Paris, 30 avril 2013. Un homme roule dans la ville, prend le périph, arrive en banlieue et trouve une rue tranquille, à Saint-Ouen, tout près de la déchetterie et de la fourrière. C'est cet endroit qu'il a choisi pour garer sa Xantia et mettre fin à ses jours en se plantant dans le coeur le couteau qu'il vient d'acheter. Il a choisi la veille des défilés du 1er mai, où en tant que syndicaliste il aurait figuré en bonne place, pour en finir avec une vie qui ne lui convenait plus. Pourtant, il n'était pas seul, il avait des amis. La preuve : sur son portable les SMS affluent, on l'invite à des fêtes, on s'inquiète de savoir ce qu'il fait, on déplore son silence.

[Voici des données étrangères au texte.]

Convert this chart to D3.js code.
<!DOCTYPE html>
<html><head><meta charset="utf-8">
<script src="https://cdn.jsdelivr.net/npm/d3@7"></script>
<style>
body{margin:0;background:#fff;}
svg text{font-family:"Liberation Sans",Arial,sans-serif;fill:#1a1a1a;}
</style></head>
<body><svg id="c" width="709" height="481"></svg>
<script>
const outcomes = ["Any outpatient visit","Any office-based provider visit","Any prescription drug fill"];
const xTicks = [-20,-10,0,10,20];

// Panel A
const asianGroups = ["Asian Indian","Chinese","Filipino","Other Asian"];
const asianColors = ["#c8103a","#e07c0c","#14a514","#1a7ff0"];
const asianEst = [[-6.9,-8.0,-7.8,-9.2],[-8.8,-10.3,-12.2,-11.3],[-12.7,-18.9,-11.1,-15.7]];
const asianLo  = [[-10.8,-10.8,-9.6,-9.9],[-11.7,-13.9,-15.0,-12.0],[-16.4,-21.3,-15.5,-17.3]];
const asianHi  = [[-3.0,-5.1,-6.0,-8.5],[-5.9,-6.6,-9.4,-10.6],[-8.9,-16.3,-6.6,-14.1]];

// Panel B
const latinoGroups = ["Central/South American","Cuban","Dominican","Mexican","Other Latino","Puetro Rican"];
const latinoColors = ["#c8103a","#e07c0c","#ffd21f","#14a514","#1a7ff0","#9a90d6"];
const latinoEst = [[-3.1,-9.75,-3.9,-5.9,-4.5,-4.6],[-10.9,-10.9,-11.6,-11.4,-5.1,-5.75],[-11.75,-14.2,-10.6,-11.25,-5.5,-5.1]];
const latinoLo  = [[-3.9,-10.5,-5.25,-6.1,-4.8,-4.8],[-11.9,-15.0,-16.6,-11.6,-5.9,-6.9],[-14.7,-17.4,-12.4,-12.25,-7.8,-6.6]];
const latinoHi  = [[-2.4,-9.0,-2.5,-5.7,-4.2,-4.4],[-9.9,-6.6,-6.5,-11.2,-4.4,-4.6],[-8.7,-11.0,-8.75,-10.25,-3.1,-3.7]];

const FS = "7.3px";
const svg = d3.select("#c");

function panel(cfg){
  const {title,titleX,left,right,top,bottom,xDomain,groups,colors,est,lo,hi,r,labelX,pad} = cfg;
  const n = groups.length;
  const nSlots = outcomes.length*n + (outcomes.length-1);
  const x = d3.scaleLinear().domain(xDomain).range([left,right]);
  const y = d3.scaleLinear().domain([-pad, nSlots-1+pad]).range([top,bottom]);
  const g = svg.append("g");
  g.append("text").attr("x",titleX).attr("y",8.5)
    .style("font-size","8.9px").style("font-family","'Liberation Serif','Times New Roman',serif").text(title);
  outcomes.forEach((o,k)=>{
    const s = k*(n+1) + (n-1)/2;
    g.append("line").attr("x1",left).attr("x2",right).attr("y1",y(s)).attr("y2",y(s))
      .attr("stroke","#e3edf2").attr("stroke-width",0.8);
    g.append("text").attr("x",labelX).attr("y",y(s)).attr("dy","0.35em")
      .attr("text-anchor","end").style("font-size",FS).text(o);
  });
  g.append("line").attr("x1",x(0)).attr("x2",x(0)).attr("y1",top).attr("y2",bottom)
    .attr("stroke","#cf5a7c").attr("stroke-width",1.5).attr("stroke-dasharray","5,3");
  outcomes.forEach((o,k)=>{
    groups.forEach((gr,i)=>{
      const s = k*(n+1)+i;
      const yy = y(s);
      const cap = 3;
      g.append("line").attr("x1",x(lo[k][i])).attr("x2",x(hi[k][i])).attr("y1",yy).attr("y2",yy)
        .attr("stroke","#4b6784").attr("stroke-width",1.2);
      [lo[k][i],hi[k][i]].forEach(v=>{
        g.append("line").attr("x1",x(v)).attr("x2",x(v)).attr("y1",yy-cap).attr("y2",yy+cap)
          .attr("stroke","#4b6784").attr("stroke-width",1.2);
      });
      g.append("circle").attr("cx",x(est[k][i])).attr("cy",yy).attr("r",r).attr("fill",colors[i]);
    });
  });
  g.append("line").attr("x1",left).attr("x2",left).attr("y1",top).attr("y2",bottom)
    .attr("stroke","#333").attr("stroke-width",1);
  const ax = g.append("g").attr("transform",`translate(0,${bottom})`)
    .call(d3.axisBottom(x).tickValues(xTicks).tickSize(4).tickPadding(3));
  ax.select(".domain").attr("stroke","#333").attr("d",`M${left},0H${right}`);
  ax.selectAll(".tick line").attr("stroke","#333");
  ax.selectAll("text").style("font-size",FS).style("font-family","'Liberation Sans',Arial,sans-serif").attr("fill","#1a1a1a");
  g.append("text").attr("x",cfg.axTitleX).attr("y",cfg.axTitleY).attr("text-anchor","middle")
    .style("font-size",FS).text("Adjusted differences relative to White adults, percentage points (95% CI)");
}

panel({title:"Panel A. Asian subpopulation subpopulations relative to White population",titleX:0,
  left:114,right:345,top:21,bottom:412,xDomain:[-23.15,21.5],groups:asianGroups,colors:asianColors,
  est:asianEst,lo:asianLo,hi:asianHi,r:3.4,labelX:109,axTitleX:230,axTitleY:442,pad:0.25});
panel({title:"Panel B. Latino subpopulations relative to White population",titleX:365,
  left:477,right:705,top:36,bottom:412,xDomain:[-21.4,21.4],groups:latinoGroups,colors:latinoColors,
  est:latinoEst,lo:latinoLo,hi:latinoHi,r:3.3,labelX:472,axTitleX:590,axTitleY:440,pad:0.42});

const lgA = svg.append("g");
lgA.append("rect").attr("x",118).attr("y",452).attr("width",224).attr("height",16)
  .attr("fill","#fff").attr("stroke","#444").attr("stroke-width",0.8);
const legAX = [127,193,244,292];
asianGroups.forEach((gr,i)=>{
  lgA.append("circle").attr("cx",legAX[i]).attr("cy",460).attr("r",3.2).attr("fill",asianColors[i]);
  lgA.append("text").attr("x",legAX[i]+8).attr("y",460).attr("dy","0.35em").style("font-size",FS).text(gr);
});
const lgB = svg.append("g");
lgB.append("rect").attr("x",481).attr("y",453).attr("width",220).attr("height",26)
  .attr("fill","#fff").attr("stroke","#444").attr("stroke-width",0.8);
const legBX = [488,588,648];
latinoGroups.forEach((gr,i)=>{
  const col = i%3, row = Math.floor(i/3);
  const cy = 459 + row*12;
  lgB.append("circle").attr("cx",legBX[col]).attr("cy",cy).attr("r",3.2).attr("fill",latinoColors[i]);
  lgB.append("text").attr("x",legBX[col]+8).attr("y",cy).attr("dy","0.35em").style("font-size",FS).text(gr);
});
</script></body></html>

Ce même jour, Parfait sillonne le Xè arrondissement de Paris au volant de son camion-poubelle. Il a hâte que s'achève cette journée de travail et s'impatiente de la lenteur de ses "ripeurs". Ce soir, il sera à Montrouge dans la salle du Chic Club et connaîtra son heure de gloire. Il a tout prévu, une tenue inédite et hors du commun, des accessoires plus que parfaits, dont un boy blanc qui tiendra une ombrelle au-dessus de sa tête et une arrivée en Rolls! C'est sûr, il va vaincre et réduire à néant les efforts de tous les autres sapeurs de la soirée. Il aimerait que son pote syndicaliste soit là pour voir ça mais ses SMS restent sans réponse...

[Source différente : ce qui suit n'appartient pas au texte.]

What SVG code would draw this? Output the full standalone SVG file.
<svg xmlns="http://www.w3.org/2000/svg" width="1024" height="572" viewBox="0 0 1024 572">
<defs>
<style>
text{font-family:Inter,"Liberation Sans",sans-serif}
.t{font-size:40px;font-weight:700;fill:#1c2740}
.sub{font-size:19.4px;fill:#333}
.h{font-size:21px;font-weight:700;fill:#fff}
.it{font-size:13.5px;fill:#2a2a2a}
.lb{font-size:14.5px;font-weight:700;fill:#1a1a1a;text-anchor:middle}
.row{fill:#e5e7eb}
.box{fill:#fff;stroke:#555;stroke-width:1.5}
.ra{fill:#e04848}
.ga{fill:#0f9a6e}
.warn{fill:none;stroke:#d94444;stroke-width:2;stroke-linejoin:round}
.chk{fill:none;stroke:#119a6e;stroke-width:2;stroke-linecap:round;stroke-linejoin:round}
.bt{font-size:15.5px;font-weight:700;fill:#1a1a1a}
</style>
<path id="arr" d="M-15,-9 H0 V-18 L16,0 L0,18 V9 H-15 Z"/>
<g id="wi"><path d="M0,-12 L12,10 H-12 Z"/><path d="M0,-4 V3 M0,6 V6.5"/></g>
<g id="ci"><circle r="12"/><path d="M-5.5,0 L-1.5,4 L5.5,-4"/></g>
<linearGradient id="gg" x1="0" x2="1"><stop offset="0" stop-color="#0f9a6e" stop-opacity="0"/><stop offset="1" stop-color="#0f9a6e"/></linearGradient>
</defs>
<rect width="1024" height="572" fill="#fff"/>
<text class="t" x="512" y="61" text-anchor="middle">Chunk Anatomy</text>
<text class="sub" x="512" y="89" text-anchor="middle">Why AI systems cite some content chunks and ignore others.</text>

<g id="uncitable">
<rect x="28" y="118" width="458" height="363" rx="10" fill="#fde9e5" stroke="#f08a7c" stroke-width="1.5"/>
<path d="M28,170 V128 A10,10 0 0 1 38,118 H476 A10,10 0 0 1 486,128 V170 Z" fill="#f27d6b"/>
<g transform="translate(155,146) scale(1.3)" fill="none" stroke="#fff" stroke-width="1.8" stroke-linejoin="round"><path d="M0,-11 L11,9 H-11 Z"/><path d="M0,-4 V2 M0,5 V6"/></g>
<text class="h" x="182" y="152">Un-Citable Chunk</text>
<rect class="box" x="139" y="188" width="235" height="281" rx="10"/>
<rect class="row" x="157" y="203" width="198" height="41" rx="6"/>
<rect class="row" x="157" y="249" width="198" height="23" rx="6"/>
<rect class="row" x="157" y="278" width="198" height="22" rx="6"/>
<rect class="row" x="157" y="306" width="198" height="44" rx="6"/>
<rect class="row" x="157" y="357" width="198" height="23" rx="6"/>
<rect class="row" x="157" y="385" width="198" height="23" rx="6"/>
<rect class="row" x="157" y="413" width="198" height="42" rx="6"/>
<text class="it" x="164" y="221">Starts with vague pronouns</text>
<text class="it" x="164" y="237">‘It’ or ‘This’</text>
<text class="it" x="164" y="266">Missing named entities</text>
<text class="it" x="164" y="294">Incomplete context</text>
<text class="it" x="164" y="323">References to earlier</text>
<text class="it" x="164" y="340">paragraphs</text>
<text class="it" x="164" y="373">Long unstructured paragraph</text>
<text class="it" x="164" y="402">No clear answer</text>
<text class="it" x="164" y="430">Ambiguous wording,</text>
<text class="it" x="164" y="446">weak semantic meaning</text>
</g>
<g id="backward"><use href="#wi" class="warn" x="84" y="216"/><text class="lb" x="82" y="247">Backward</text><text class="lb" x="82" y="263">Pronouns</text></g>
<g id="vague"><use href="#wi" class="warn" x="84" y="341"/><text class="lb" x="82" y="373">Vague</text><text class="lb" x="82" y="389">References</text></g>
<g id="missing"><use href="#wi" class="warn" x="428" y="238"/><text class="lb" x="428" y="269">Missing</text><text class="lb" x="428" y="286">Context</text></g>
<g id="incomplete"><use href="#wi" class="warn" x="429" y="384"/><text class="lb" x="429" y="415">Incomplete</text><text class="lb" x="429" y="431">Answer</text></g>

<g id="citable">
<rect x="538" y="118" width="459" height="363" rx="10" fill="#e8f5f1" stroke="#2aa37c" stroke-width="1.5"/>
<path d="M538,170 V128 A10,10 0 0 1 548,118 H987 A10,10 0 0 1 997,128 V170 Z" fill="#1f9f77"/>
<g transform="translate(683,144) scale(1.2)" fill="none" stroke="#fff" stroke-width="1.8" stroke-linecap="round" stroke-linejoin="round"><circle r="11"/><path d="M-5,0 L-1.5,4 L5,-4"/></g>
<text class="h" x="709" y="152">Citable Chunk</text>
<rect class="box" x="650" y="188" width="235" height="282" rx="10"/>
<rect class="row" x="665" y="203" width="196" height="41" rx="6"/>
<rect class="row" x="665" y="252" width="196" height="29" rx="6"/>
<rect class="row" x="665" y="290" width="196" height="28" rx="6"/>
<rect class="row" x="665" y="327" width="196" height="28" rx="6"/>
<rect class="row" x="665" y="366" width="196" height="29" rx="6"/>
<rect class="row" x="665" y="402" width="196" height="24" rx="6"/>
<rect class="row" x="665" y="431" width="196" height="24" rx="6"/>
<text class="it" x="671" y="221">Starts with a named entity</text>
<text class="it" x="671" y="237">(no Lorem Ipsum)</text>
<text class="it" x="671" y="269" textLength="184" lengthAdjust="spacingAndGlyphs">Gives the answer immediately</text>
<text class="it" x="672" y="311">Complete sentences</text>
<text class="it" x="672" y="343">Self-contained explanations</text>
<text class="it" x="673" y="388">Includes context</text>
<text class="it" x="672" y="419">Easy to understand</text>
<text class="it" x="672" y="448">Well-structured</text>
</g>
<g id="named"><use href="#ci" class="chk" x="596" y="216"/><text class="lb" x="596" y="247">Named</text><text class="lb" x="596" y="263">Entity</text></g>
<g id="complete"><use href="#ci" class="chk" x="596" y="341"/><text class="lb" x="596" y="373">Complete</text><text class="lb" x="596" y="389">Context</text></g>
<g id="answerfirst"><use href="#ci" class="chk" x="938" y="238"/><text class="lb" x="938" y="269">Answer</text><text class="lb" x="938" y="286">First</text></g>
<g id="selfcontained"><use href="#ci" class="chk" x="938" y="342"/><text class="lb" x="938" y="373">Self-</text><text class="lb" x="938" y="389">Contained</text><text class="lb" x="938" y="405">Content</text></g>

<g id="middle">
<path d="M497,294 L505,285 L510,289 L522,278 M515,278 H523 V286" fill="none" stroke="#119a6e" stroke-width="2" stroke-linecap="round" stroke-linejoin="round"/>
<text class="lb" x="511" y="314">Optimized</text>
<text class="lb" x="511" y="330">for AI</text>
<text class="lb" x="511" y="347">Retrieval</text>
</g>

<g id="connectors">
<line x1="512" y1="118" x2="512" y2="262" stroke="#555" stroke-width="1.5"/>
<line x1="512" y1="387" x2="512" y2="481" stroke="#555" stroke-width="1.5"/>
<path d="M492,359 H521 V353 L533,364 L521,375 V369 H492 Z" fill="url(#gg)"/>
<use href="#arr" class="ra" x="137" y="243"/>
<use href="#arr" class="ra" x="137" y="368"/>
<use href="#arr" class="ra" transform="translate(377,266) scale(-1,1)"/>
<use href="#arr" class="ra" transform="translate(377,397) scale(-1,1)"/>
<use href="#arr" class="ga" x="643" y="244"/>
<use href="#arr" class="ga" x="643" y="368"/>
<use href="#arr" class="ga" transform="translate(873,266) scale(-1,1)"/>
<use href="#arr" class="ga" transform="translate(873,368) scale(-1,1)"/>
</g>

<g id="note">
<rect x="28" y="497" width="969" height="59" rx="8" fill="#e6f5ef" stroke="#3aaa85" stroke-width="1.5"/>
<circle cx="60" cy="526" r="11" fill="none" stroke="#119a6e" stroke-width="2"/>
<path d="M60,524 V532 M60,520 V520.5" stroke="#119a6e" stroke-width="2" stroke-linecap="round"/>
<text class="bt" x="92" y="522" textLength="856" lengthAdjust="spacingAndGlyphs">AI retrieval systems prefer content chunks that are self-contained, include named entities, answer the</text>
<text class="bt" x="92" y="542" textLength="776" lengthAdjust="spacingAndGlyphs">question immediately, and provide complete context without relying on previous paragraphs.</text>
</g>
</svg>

Pour Barbara, la journée est longue aussi. Sur ses rollers, elle parcourt la capitale pour écouler le contenu de son "gloryfier", un panier d'ouvreuse de cinéma qu'elle porte autour de la taille et qui contient des souvenirs de Paris en tout genre, gadgets, briquets, lingettes désinfectantes, crèmes solaires, etc. Entre un aller-retour à Aubervilliers pour refaire le plein de marchandises, une conférence à la prestigieuse ESCP (Ecole Supérieure de Commerce de Paris), Barbara patine et vend en rêvant d'un brillant avenir, une franchise à son nom et des équipes de vendeurs en rollers dans toutes les rues de la capitale. Elle réussira, c'est certain, et elle ne sera pas seule, son amoureuse, future réalisatrice, sera à ses côtés et elles formeront un couple riche et heureux. En attendant, les affaires marchent bien, son gloryfier se vide et quand certains clients la prennent de haut parce qu'elle est chinoise, elle s'en amuse, comme ce frimeur de chauffeur de camion-poubelle black qui lui a acheté un briquet érotique et qu'elle a gentiment insulté dans sa langue maternelle.

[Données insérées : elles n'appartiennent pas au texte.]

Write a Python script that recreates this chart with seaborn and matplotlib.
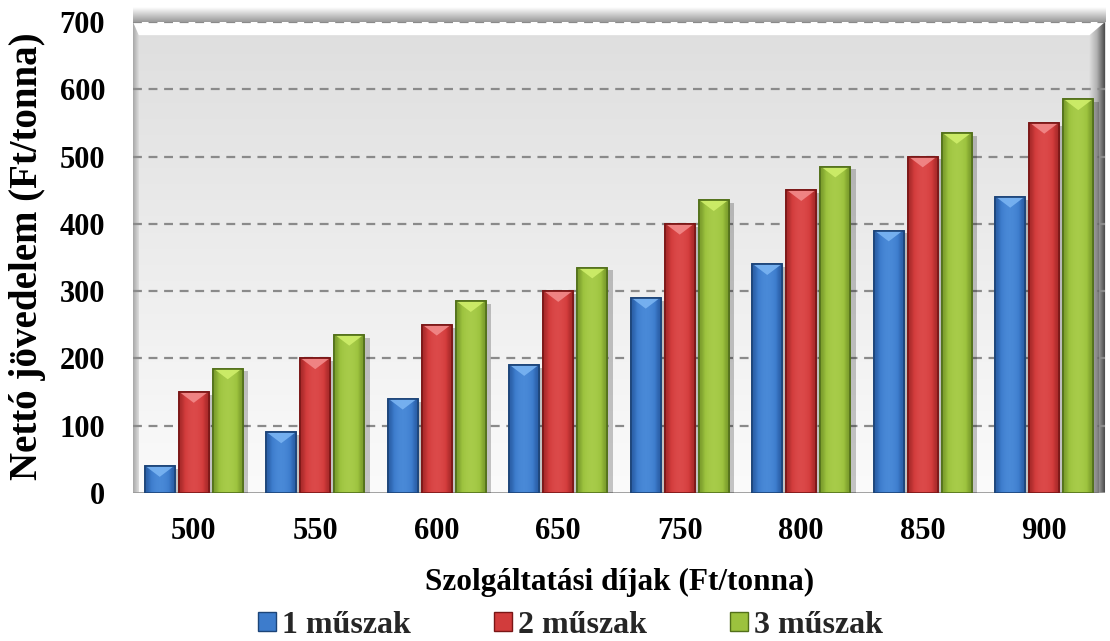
import numpy as np
import pandas as pd
import matplotlib
matplotlib.use("Agg")
import matplotlib.pyplot as plt
import seaborn as sns
from matplotlib.patches import Patch, Polygon
from matplotlib.colors import LinearSegmentedColormap
import matplotlib.patheffects as pe

# ---- data ----
fees = ["500", "550", "600", "650", "750", "800", "850", "900"]
series_names = ["1 műszak", "2 műszak", "3 műszak"]
shift1 = [40, 90, 140, 190, 290, 340, 390, 440]
shift2 = [150, 200, 250, 300, 400, 450, 500, 550]
shift3 = [185, 235, 285, 335, 435, 485, 535, 585]
y_ticks = [0, 100, 200, 300, 400, 500, 600, 700]
x_title = "Szolgáltatási díjak (Ft/tonna)"
y_title = "Nettó jövedelem (Ft/tonna)"

df = pd.DataFrame({
    "fee": fees * 3,
    "shift": [series_names[0]] * 8 + [series_names[1]] * 8 + [series_names[2]] * 8,
    "value": shift1 + shift2 + shift3,
})

colors = ["#3d7ccc", "#d23c3c", "#9cc23e"]
edges = ["#1c4478", "#7a1616", "#52701a"]
darks = ["#2a5ea6", "#a82a2a", "#7a9c2c"]
lights = ["#4a8ad8", "#dc4a4a", "#a8cc4a"]
caps = ["#7ab4f2", "#f28a8a", "#cfee6a"]

sns.set_theme(style="white")
plt.rcParams["font.family"] = ["Liberation Serif", "DejaVu Serif"]
plt.rcParams["font.weight"] = "bold"

fig = plt.figure(figsize=(11.10, 6.41), dpi=100)
ax = fig.add_axes([0.1198, 0.2309, 0.8757, 0.7348])

sns.barplot(data=df, x="fee", y="value", hue="shift", order=fees,
            hue_order=series_names, palette=colors, width=0.84, gap=0.12,
            legend=False, ax=ax, zorder=3, linewidth=1.2, saturation=1)

ax.set_yticks(y_ticks)
ax.set_yticklabels([str(v) for v in y_ticks])

# background gradient
ax.set_facecolor("none")
grad = np.linspace(0, 1, 256).reshape(-1, 1)
bg_cmap = LinearSegmentedColormap.from_list("bg", ["#fbfbfb", "#dedede"])
ax.imshow(grad, cmap=bg_cmap, extent=(0, 1, 0, 1), transform=ax.transAxes,
          aspect="auto", origin="lower", zorder=0)
# right-side shadow
sh = np.linspace(0, 1, 64).reshape(1, -1)
sh_cmap = LinearSegmentedColormap.from_list("sh", ["#e0e0e0", "#b0b0b0", "#4a4a4a"])
ax.imshow(sh, cmap=sh_cmap, extent=(0.984, 1.0, 0, 1), transform=ax.transAxes,
          aspect="auto", origin="lower", zorder=0.6)
# left edge shading
lf = np.linspace(0, 1, 32).reshape(1, -1)
lf_cmap = LinearSegmentedColormap.from_list("lf", ["#a8a8a8", "#dcdcdc"])
ax.imshow(lf, cmap=lf_cmap, extent=(0.0, 0.006, 0, 1), transform=ax.transAxes,
          aspect="auto", origin="lower", zorder=0.6)
# top bevel
ax.add_patch(Polygon([(0, 1), (1, 1), (0.984, 0.972), (0.006, 0.972)],
                     closed=True, transform=ax.transAxes, facecolor="#ffffff",
                     edgecolor="none", zorder=0.7))
# top shadow above the frame
ts = np.linspace(0, 1, 32).reshape(-1, 1)
ts_cmap = LinearSegmentedColormap.from_list("ts", ["#9a9a9a", "#ffffff"])
ax.imshow(ts, cmap=ts_cmap, extent=(0.0, 1.0, 1.0, 1.03), transform=ax.transAxes,
          aspect="auto", origin="lower", zorder=0.6, clip_on=False)

# grid
for v in y_ticks[1:]:
    ax.axhline(v, color="#8a8a8a", linestyle=(0, (4, 3)), linewidth=1.6, zorder=1)
ax.axhline(0, color="#9a9a9a", linewidth=2, zorder=1)

for sp in ax.spines.values():
    sp.set_visible(False)

# bar styling: shading gradient, shadow, bevelled cap
hgrad = np.array([[0.0, 0.55, 0.9, 1.0, 0.9, 0.6, 0.0]])
for i, cont in enumerate(ax.containers):
    cmap_i = LinearSegmentedColormap.from_list(f"b{i}", [darks[i], colors[i], lights[i]])
    for bar in cont:
        bar.set_edgecolor(edges[i])
        bar.set_path_effects([pe.SimplePatchShadow(offset=(4, -2), alpha=0.22, shadow_rgbFace="#000000"),
                              pe.Normal()])
        x0 = bar.get_x()
        w = bar.get_width()
        top = bar.get_height()
        im = ax.imshow(hgrad, cmap=cmap_i, vmin=0, vmax=1, extent=(x0, x0 + w, 0, top),
                       aspect="auto", interpolation="bicubic", zorder=3.5)
        im.set_clip_path(bar)
        d = min(16, top * 0.45)
        ax.add_patch(Polygon([(x0 + 0.012, top - 0.8), (x0 + w - 0.012, top - 0.8),
                              (x0 + w / 2, top - d)], closed=True,
                             facecolor=caps[i], edgecolor="none", alpha=0.9, zorder=4))
        ax.add_patch(Polygon(bar.get_path().vertices, closed=True, transform=bar.get_transform(),
                             facecolor="none", edgecolor=edges[i], linewidth=1.2, zorder=4.5))

ax.set_ylim(0, 700)
ax.set_xlim(-0.5, 7.5)

ax.tick_params(axis="both", length=0, labelsize=22)
ax.tick_params(axis="y", pad=20)
ax.tick_params(axis="x", pad=17)
for lab in ax.get_xticklabels() + ax.get_yticklabels():
    lab.set_fontweight("bold")
    lab.set_color("black")

ax.set_xlabel(x_title, fontsize=22.5, fontweight="bold", color="black")
ax.set_ylabel(y_title, fontsize=28, fontweight="bold", color="black")
ax.xaxis.set_label_coords(0.501, -0.16)
ax.yaxis.set_label_coords(-0.089, 0.503)

handles = [Patch(facecolor=colors[i], edgecolor=edges[i], label=series_names[i]) for i in range(3)]
fig.legend(handles=handles, loc="center", bbox_to_anchor=(0.514, 0.024), ncol=3,
           frameon=False, prop={"size": 23, "weight": "bold"},
           handlelength=0.55, handleheight=0.55, handletextpad=0.2, columnspacing=2.6)

fig.savefig("out.png", dpi=100)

Une journée particulière dans la vie de trois personnages qu'on a l'habitude de croiser sans vraiment les voir, un syndicaliste déprimé, un éboueur congolais et une vendeuse ambulante chinoise. Une écriture brillante, poétique, imagée qui donne l'impression de visionner trois court-métrages. Terrassé par la vie comme le premier ou conquérants comme les deux autres, on les suit dans un Paris accablé de chaleur pour un voyage au coeur de leurs pensées.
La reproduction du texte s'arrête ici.